Kim Meline never got the chance to testify in favor of a new law that was precipitated by the murder of her husband at the hands of her son.
Twice this year, she planned to drive to Olympia to speak in front of state House and Senate committees discussing mental health legislation.
Both times, there were mental competency hearings scheduled for her son on the same day. Both times, she went to court only to see the hearings postponed.
Last week, she was in court again to find out if 29-year-old Jonathan Meline would be declared competent to stand trial for the murder of his father, Rob – a murder he has confessed committing. Once again, the hearing was postponed.
Kim Meline has seen Jonathan only once since her husband, a 56-year-old school teacher, was killed in his bed in their Tacoma home last October.
“He came into court and it took my breath away,” she said. “I love the boy, but the person who did this wasn’t my son. I may never be able to resolve that.”
In the 71/2 months since the murder, sixth-grade teacher Kim Meline and her four grown daughters have seen state legislators pass a law making it less likely that someone like Jonathan would be free to commit an awful crime like this again.
The mother and sisters have dealt in different ways with the horror of that night and its aftermath.
The youngest, 22-year-old Katie, just graduated summa cum laude from Washington State University. She’s now working on a state Department of Fish and Wildlife project in Twisp, relocating beavers.
Sara, 24, is living at home with her mother and will attend The Evergreen State College this fall. Intrigued by organic farming, she will spend much of this summer at a farm in California.
Shannon, 26, is married and living in Tacoma with her husband. Before her dad’s murder, the couple had planned a November trip to Hawaii; they canceled and took it in January.
“She gave me the idea of taking the other girls to Hawaii this summer,” Kim Meline said. “Three days after school ends for me, we’re heading over for 10 days.”
Kristina, the oldest daughter at 33, is facing unique challenges. She was the only member of the family at home with her father and her brother the night of the murder. Kim and her mother had flown to Spain to begin a trip through Europe.
Kristina was in the bedroom below her father’s when she heard the two men making noise above.
By the time she dressed and came upstairs, Jonathan was covered in blood and holding a hatchet. In the late-night hours, Kristina walked with her brother more than a mile to a police station, where Jonathan turned himself in.
Kristina has found a new love, her mother said, but she suffers from nightmares about the night her father died.
“In her dreams, it’s always just before Rob is attacked, and she’s trying to warn him,” Kim said.
Meanwhile, Kim Meline has tried to deal with her own pain.
“I’ve had a lot of guilt. If I hadn’t gone on the trip, maybe this wouldn’t have happened,” she said. “I know if I’d been in the house and Jon had started to attack Rob, I’d have known it and fought him. And if he’d come at me first, Rob would have done the same thing.
“What bothers me most is thinking he was alone when he died. I hate that so much. Until I know Jon will never be released, I’ll never feel safe. I’ll worry about the girls, about my mother.”

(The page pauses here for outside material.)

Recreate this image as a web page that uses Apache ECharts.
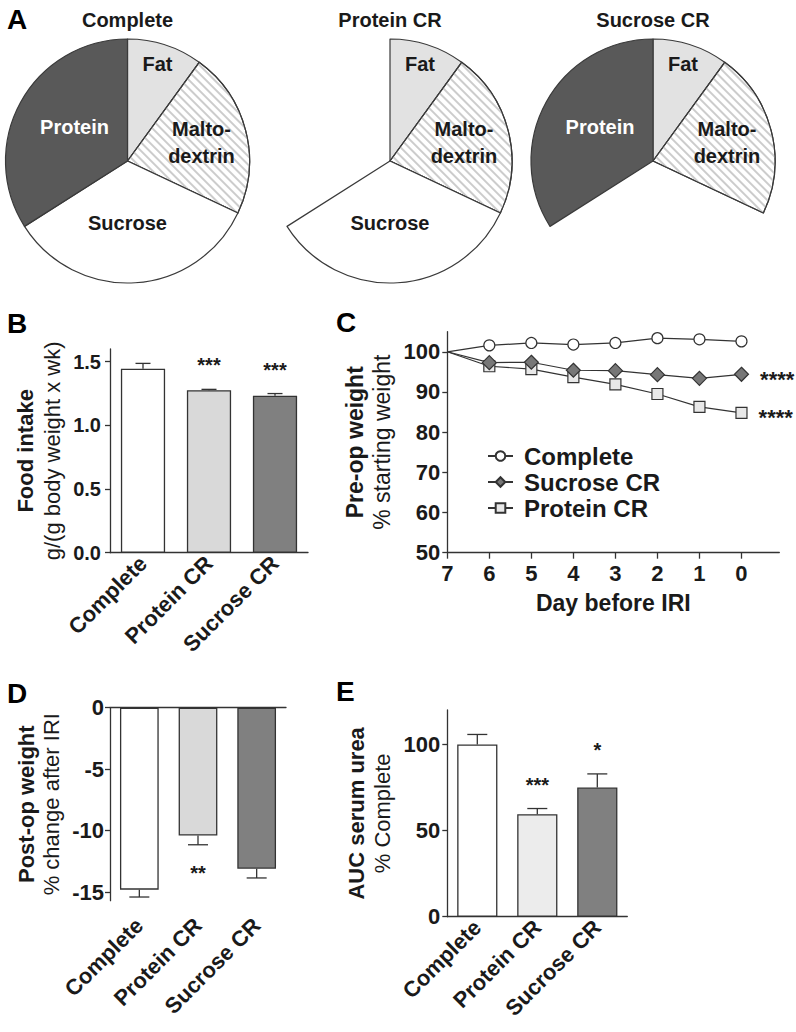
<!DOCTYPE html>
<html><head><meta charset="utf-8">
<script src="https://cdn.jsdelivr.net/npm/echarts@6/dist/echarts.min.js"></script>
<style>html,body{margin:0;padding:0;background:#fff}#c{width:796px;height:1032px}</style>
</head><body><div id="c"></div>
<script>
// ---------- DATA ----------
// Panel A: diet composition (share of energy, %)
const nutrients = ['Fat', 'Maltodextrin', 'Sucrose', 'Protein'];
const nutrientLabels = ['Fat', 'Malto-\ndextrin', 'Sucrose', 'Protein'];
const dietShares = [10, 22, 34, 34];
const pieTitles = ['Complete', 'Protein CR', 'Sucrose CR'];
const removedNutrient = [null, 'Protein', 'Sucrose'];
// Panel B: food intake
const groups = ['Complete', 'Protein CR', 'Sucrose CR'];
const foodIntake = [1.445, 1.276, 1.233];
const foodIntakeSem = [0.042, 0.007, 0.017];
const foodIntakeSig = ['', '***', '***'];
const foodTicks = [0, 0.5, 1.0, 1.5];
// Panel C: pre-op weight
const days = [7, 6, 5, 4, 3, 2, 1, 0];
const weightComplete = [100, 101.6, 102.2, 101.8, 102.2, 103.4, 103.1, 102.6];
const weightSucroseCR = [100, 97.3, 97.4, 95.4, 95.3, 94.3, 93.4, 94.4];
const weightProteinCR = [100, 96.4, 95.7, 93.7, 91.9, 89.5, 86.3, 84.8];
const weightSigComplete = '';
const weightSigSucrose = '****';
const weightSigProtein = '****';
const dayTicks = [7, 6, 5, 4, 3, 2, 1, 0];
const weightTicks = [50, 60, 70, 80, 90, 100];
// Panel D: post-op weight change
const postOpChange = [-14.8, -10.4, -13.1];
const postOpSem = [0.6, 0.75, 0.75];
const postOpSig = ['', '**', ''];
const postOpTicks = [0, -5, -10, -15];
// Panel E: AUC serum urea
const ureaAUC = [100, 59.5, 75];
const ureaSem = [5.8, 3.3, 7.9];
const ureaSig = ['', '***', '*'];
const ureaTicks = [0, 50, 100];

// ---------- STYLE / LAYOUT ----------
const FONT = '"Liberation Sans", Arial, Helvetica, sans-serif';
const INK = '#1a1a1a';
const LINE = '#333';
const pieCenters = [[127.5, 161], [390, 161], [653, 161]];
const pieRadius = 122;
const pieLabelOffset = { Fat: [30, -97], Maltodextrin: [74, -19], Sucrose: [0, 62], Protein: [-53, -34] };
const sliceStyle = {
  Fat: { color: '#e2e2e2' },
  Maltodextrin: { color: '#ffffff', decal: { symbol: 'rect', symbolSize: 1, dashArrayX: [1, 0], dashArrayY: [2, 4], rotation: Math.PI / 4, color: '#cccccc' } },
  Sucrose: { color: '#ffffff' },
  Protein: { color: '#595959' }
};
const barColorsB = ['#ffffff', '#d9d9d9', '#808080'];
const barColorsD = ['#ffffff', '#d9d9d9', '#808080'];
const barColorsE = ['#ffffff', '#ececec', '#808080'];

const chart = echarts.init(document.getElementById('c'), null, { renderer: 'svg', width: 796, height: 1032 });

function axisBase(extra) {
  return Object.assign({
    axisLine: { show: true, onZero: false, lineStyle: { color: LINE, width: 1.3 } },
    axisTick: { show: true, length: 5, lineStyle: { color: LINE, width: 1.3 } },
    splitLine: { show: false }
  }, extra);
}
function yName(bold, normal, size, lh) {
  return {
    name: '{b|' + bold + '}\n{n|' + normal + '}',
    nameLocation: 'middle', nameRotate: 90,
    nameTextStyle: { rich: {
      b: { fontFamily: FONT, fontSize: size, fontWeight: 'bold', color: INK, lineHeight: lh },
      n: { fontFamily: FONT, fontSize: size, fontWeight: 'normal', color: INK, lineHeight: lh }
    } }
  };
}
function errorBars(sig, cap, sigGap, sigSize) {
  return function (params, api) {
    const i = api.value(0), m = api.value(1), e = api.value(2);
    const dir = m < 0 ? -1 : 1;
    const a = api.coord([i, m]);
    const b = api.coord([i, m + dir * e]);
    const children = [
      { type: 'line', shape: { x1: a[0], y1: a[1], x2: b[0], y2: b[1] }, style: { stroke: LINE, lineWidth: 1.3 } },
      { type: 'line', shape: { x1: b[0] - cap / 2, y1: b[1], x2: b[0] + cap / 2, y2: b[1] }, style: { stroke: LINE, lineWidth: 1.3 } }
    ];
    const s = sig[params.dataIndex];
    if (s) {
      children.push({ type: 'text', x: b[0], y: b[1] - dir * sigGap, style: {
        text: s, fill: INK, font: 'bold ' + sigSize + 'px ' + FONT,
        align: 'center', verticalAlign: 'middle', textAlign: 'center', textVerticalAlign: 'middle' } });
    }
    return { type: 'group', children: children };
  };
}
function lineData(vals, sig) {
  const last = vals.length - 1;
  return vals.map((v, i) => {
    if (i === 0) return { value: [days[i], v], symbol: 'none' };
    if (i === last && sig) return { value: [days[i], v], label: { show: true, position: 'right', distance: 11, offset: [0, 5],
      formatter: sig, fontFamily: FONT, fontSize: 22, fontWeight: 'bold', color: INK } };
    return [days[i], v];
  });
}

const pieSeries = pieTitles.map((t, k) => ({
  type: 'pie', center: pieCenters[k], radius: pieRadius, startAngle: 90, clockwise: true,
  silent: true, avoidLabelOverlap: false, minShowLabelAngle: 0,
  itemStyle: { borderColor: '#3a3a3a', borderWidth: 1.2 },
  emphasis: { disabled: true },
  label: { show: true, position: 'inside', fontFamily: FONT, fontSize: 20, fontWeight: 'bold', lineHeight: 27, color: INK,
    formatter: p => nutrientLabels[p.dataIndex] },
  labelLine: { show: false },
  labelLayout: p => {
    const o = pieLabelOffset[nutrients[p.dataIndex]];
    return { x: pieCenters[k][0] + o[0], y: pieCenters[k][1] + o[1], align: 'center', verticalAlign: 'middle' };
  },
  data: nutrients.map((n, i) => {
    const removed = removedNutrient[k] === n;
    return {
      name: n, value: dietShares[i],
      itemStyle: removed ? { color: 'rgba(255,255,255,0)', borderWidth: 0 } : sliceStyle[n],
      label: removed ? { show: false } : { color: n === 'Protein' ? '#ffffff' : INK }
    };
  })
}));

const catLabel = (size, margin) => ({ interval: 0, rotate: 45, margin: margin, fontFamily: FONT, fontSize: size, fontWeight: 'bold', color: INK });
const numLabel = (size, margin, vals, fmt) => ({ customValues: vals, margin: margin, fontFamily: FONT, fontSize: size, fontWeight: 'bold', color: INK, formatter: fmt });
const lineLabelOff = { show: false };

const option = {
  animation: false,
  backgroundColor: '#fff',
  title: [
    { text: 'A', left: 7, top: 5 }, { text: 'B', left: 7, top: 309 }, { text: 'C', left: 336, top: 308 },
    { text: 'D', left: 7, top: 679 }, { text: 'E', left: 336, top: 677 }
  ].map(t => Object.assign(t, { padding: 0, textStyle: { fontFamily: FONT, fontSize: 28, fontWeight: 'bold', color: '#000' } })),
  graphic: pieTitles.map((t, k) => ({
    type: 'text', x: pieCenters[k][0], y: 20,
    style: { text: t, fill: INK, font: 'bold 20px ' + FONT, align: 'center', verticalAlign: 'middle', textAlign: 'center', textVerticalAlign: 'middle' }
  })),
  legend: {
    data: ['Complete', 'Sucrose CR', 'Protein CR'], orient: 'vertical', left: 487, top: 444, padding: 0,
    itemWidth: 25, itemHeight: 12, itemGap: 2, selectedMode: false,
    textStyle: { fontFamily: FONT, fontSize: 24, fontWeight: 'bold', color: INK, padding: [0, 0, 0, 6] }
  },
  grid: [
    { left: 110, top: 349, width: 198, height: 203.7 },
    { left: 447.3, top: 331.7, width: 332, height: 221 },
    { left: 110, top: 707.7, width: 176, height: 193 },
    { left: 447.3, top: 710, width: 180, height: 206.7 }
  ],
  xAxis: [
    axisBase({ type: 'category', gridIndex: 0, data: groups, axisTick: { show: false }, axisLabel: catLabel(22, 7) }),
    axisBase({ type: 'value', gridIndex: 1, inverse: true, min: -0.9, max: 7,
      axisTick: { show: true, length: 6, customValues: dayTicks, lineStyle: { color: LINE, width: 1.3 } },
      axisLabel: numLabel(22, 10, dayTicks),
      name: 'Day before IRI', nameLocation: 'middle', nameGap: 39,
      nameTextStyle: { fontFamily: FONT, fontSize: 23, fontWeight: 'bold', color: INK } }),
    axisBase({ type: 'category', gridIndex: 2, position: 'top', data: groups, axisTick: { show: false }, axisLabel: { show: false } }),
    axisBase({ type: 'category', gridIndex: 2, position: 'bottom', data: groups, axisLine: { show: false }, axisTick: { show: false }, axisLabel: catLabel(22, 21) }),
    axisBase({ type: 'category', gridIndex: 3, data: groups, axisTick: { show: false }, axisLabel: catLabel(22, 7) })
  ],
  yAxis: [
    axisBase(Object.assign({ type: 'value', gridIndex: 0, min: 0, max: 1.6,
      axisTick: { show: true, length: 5, customValues: foodTicks, lineStyle: { color: LINE, width: 1.3 } },
      axisLabel: numLabel(20, 9, foodTicks, v => Number(v).toFixed(1)), nameGap: 44.5 },
      yName('Food intake', 'g/(g body weight x wk)', 22, 27))),
    axisBase(Object.assign({ type: 'value', gridIndex: 1, min: 50, max: 105,
      axisTick: { show: true, length: 5, customValues: weightTicks, lineStyle: { color: LINE, width: 1.3 } },
      axisLabel: numLabel(22, 7, weightTicks), nameGap: 51.8 },
      yName('Pre-op weight', '% starting weight', 23, 27))),
    axisBase(Object.assign({ type: 'value', gridIndex: 2, min: -15.7, max: 0,
      axisTick: { show: true, length: 5, customValues: postOpTicks, lineStyle: { color: LINE, width: 1.3 } },
      axisLabel: numLabel(22, 6, postOpTicks), nameGap: 46.5 },
      yName('Post-op weight', '% change after IRI', 22, 25))),
    axisBase(Object.assign({ type: 'value', gridIndex: 3, min: 0, max: 120,
      axisTick: { show: true, length: 5, customValues: ureaTicks, lineStyle: { color: LINE, width: 1.3 } },
      axisLabel: numLabel(22, 7, ureaTicks), nameGap: 51.8 },
      yName('AUC serum urea', '% Complete', 22, 26)))
  ],
  series: pieSeries.concat([
    { type: 'bar', xAxisIndex: 0, yAxisIndex: 0, barWidth: '67%', silent: true,
      itemStyle: { borderColor: LINE, borderWidth: 1.3 },
      data: foodIntake.map((v, i) => ({ value: v, itemStyle: { color: barColorsB[i] } })) },
    { type: 'custom', xAxisIndex: 0, yAxisIndex: 0, silent: true, renderItem: errorBars(foodIntakeSig, 15, 24, 20),
      data: groups.map((g, i) => [i, foodIntake[i], foodIntakeSem[i]]), z: 5 },
    { name: 'Protein CR', type: 'line', xAxisIndex: 1, yAxisIndex: 1, data: lineData(weightProteinCR, weightSigProtein),
      symbol: 'rect', symbolSize: 11, itemStyle: { color: '#e8e8e8', borderColor: LINE, borderWidth: 1.2 },
      lineStyle: { color: LINE, width: 1.2 }, z: 2, label: lineLabelOff },
    { name: 'Sucrose CR', type: 'line', xAxisIndex: 1, yAxisIndex: 1, data: lineData(weightSucroseCR, weightSigSucrose),
      symbol: 'diamond', symbolSize: 14, itemStyle: { color: '#777777', borderColor: LINE, borderWidth: 1.2 },
      lineStyle: { color: LINE, width: 1.2 }, z: 3, label: lineLabelOff },
    { name: 'Complete', type: 'line', xAxisIndex: 1, yAxisIndex: 1, data: lineData(weightComplete, weightSigComplete),
      symbol: 'circle', symbolSize: 11, itemStyle: { color: '#ffffff', borderColor: LINE, borderWidth: 1.2 },
      lineStyle: { color: LINE, width: 1.2 }, z: 4, label: lineLabelOff },
    { type: 'bar', xAxisIndex: 2, yAxisIndex: 2, barWidth: '66%', silent: true,
      itemStyle: { borderColor: LINE, borderWidth: 1.3 },
      data: postOpChange.map((v, i) => ({ value: v, itemStyle: { color: barColorsD[i] } })) },
    { type: 'custom', xAxisIndex: 2, yAxisIndex: 2, silent: true, renderItem: errorBars(postOpSig, 20, 28, 20),
      data: groups.map((g, i) => [i, postOpChange[i], postOpSem[i]]), z: 5 },
    { type: 'bar', xAxisIndex: 4, yAxisIndex: 3, barWidth: '67%', silent: true,
      itemStyle: { borderColor: LINE, borderWidth: 1.3 },
      data: ureaAUC.map((v, i) => ({ value: v, itemStyle: { color: barColorsE[i] } })) },
    { type: 'custom', xAxisIndex: 4, yAxisIndex: 3, silent: true, renderItem: errorBars(ureaSig, 20, 24, 20),
      data: groups.map((g, i) => [i, ureaAUC[i], ureaSem[i]]), z: 5 }
  ])
};
chart.setOption(option);
</script>
</body></html>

Jonathan Meline, who suffered more than a decade with schizophrenia, was released from Western State Hospital in January 2012. He was free because he’d been found incompetent to stand trial for attempted murder, an incident in which he’d tried to run down a car salesman while stealing a Jeep.
His parents took him into their home. In June 2012, he warned his father he was going to kill him. The next day, he bought the hatchet he would use four months later.
Gov. Jay Inslee last month signed into law a bill linked to Jonathan Meline. Pierce County Prosecutor Mark Lindquist said Friday it “makes it far less likely we’ll see another situation like we saw with Meline.”
“Under the new law, if he’s found incompetent and hospitalized, and at some point it’s found he can be released, then we think he’s competent enough to stand trial and would charge him again,” Lindquist said.
All the competency hearings scheduled and postponed this year have made for some tough days for Kim Meline.
“I tend to go online, look at documents to see what’s happening, and I’ve learned some things I didn’t want to know,” she said. “From his interviews, Jonathan said Rob did wake up when he came into the room, and asked ‘Hey, Jon, what’s going on?’